日光湯元の記憶~後編

藍色ののれんをくぐると、上がり口を前に女の子が立っていた。春には小学生らしい、まだ幼い娘は、スリッパを履いたまま、もぞもぞ動いている。ここは男湯。子どもとは言え、やっぱり女の子・・・お父さん以外のおじさんに混じって風呂に入り、好奇の目にさらされるのは、気味が悪いのだろう。それでも「湯気で真っ白だから。何も見えないから」湯船のある浴室を眺めて戻ってきたお父さんに頷いて、ようやく片足を持ち上げた。

お父さんの言葉は正しく、扉の向こうには、深い霧のように湯気が立ちこめていた。ちょうど一年前、同じように視界の悪さを携えたまま、湯船まで小さな足取りで近づいていったのを思い出す。少し緑がかったにごり湯は、硫黄の臭いも、ひなびた湯船も、去年の佇まい。小さく音を立てながら、その内湯の縁に源泉が落ちていた。湯気の正体らしく、湯船は熱い湯をたたえていて、じっと浸かっていると、湯の熱さと硫化水素の刺激で、体がぴりぴりしてくる。のんびりと長湯したいなら、何も無理することはない。外の露天風呂に浸かるのが一番だ。外気で冷たくなったガラス張りの引き戸を左に引いて、右足から濡れた石畳にそっと足を着ける・・・雪の冷たさが、直接足の裏に伝わってきた。

周りに積まれた雪と、空から舞い落ちる雪が・・・肩までもぐっても、ちょうど良い湯加減にしてくれていた。人によっては「ぬるい」と思うかもしれないけど、このくらいの温度じゃなければ時間を愉しむなんて、できやしない。洗い髪に、雪が舞う。湯をすくっては、肩口から二の腕に掛けてやる。なめらかに潤った肌に触れて、手のひらがすべり落ちていく。どうやら、肌にも具合がいいようだ。降る雪は、夜のとばりの裾を、静かに照らしている。ぼやけた視界で見上げていると、すぐそこに見える闇からいきなり雪の粉が撒かれているようだった。
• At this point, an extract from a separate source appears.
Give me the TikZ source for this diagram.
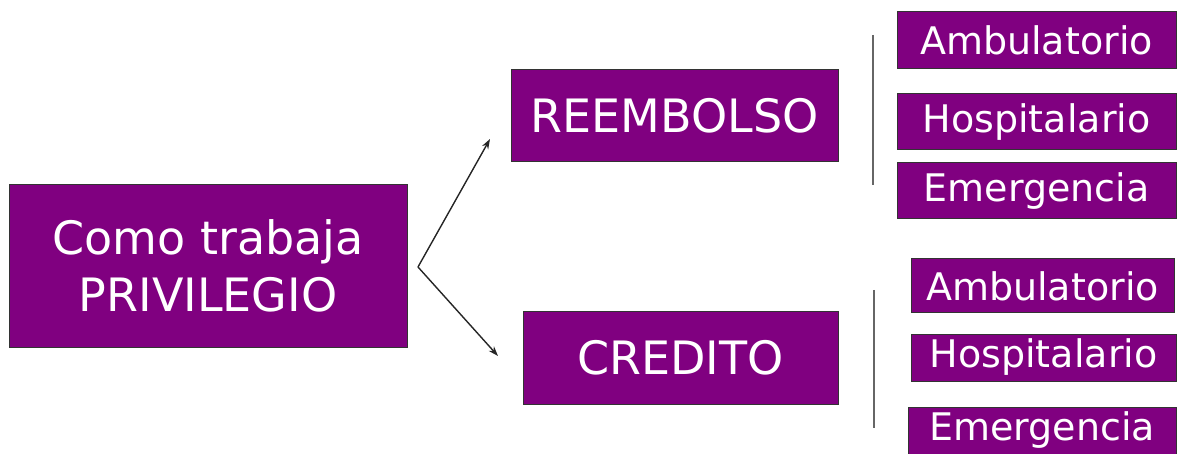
\documentclass[tikz,border=0pt]{standalone}
\usepackage{fontspec}
\setmainfont{DejaVu Sans}
\usetikzlibrary{arrows.meta}
\definecolor{privpurple}{HTML}{800080}

\begin{document}
\begin{tikzpicture}[x=1pt,y=-1pt]
    \tikzstyle{box}=[draw=black!80,line width=1pt,fill=privpurple,text=white,inner sep=0pt,align=center]
    \tikzstyle{big box}=[box,font=\fontsize{46}{57}\selectfont,minimum height=92]
    \tikzstyle{small box}=[box,font=\fontsize{38}{44}\selectfont]
    \tikzstyle{arrow}=[draw=black!85,line width=1.4pt,-{Stealth[length=10pt,width=7pt]}]
    \tikzstyle{bar}=[draw=black!60,line width=2pt]
    \useasboundingbox (0,0) rectangle (1178,454);
    % main box
    \node[big box,minimum width=398,minimum height=162] (privilegio) at (208,266) {Como trabaja\\PRIVILEGIO};
    \node[big box,minimum width=327] (reembolso) at (674.5,116) {REEMBOLSO};
    \node[big box,minimum width=315] (credito) at (680.5,358) {CREDITO};
    % reembolso options
    \node[small box,minimum width=279,minimum height=57] (ramb) at (1036.5,40.5) {Ambulatorio};
    \node[small box,minimum width=279,minimum height=56] (rhosp) at (1036.5,122) {Hospitalario};
    \node[small box,minimum width=279,minimum height=56] (reme) at (1036.5,191) {Emergencia};
    % credito options
    \node[small box,minimum width=263,minimum height=54] (camb) at (1042.5,286) {Ambulatorio};
    \node[small box,minimum width=265,minimum height=47] (chosp) at (1043.5,357.5) {Hospitalario};
    \node[small box,minimum width=268,minimum height=47] (ceme) at (1042,430.5) {Emergencia};
    % arrows
    \coordinate (split) at (418,267);
    \coordinate (toreem) at (490,139);
    \coordinate (tocred) at (498,356);
    \draw[arrow] (split) -- (toreem);
    \draw[arrow] (split) -- (tocred);
    % brackets
    \coordinate (rtop) at (873,35);
    \coordinate (rbot) at (873,185);
    \coordinate (ctop) at (874,290);
    \coordinate (cbot) at (874,428);
    \draw[bar] (rtop) -- (rbot);
    \draw[bar] (ctop) -- (cbot);
\end{tikzpicture}
\end{document}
宿泊料金からすれば豪奢な夕餉が、二階の食事処に待っていた。和洋折衷の会席料理は、料理長の名前が記された「お品書き」が卓の上に載せられている。雰囲気のある“演出”が、少し落とした感じの照明に白く光っていた。食前酒だけで、あとは出されるままに口へ運び、空腹を満たしていく。初めて口にした「手打ちおろし塩そば」は、黒いそばつゆに慣れた目に、まったく新しかった。透きとおったそばつゆに大根おろしをまぶして、手打ちされたそばで絡めながら喉に流し込む。海の香りに似た塩気と冷そばは、すぐに気に入る味となった。無心にうまいものを食べていくうちに体が温まってくると、浴衣の襟元から、ほのかな硫黄臭が立ち上ってきた。温泉に来ている実感のする一瞬だ。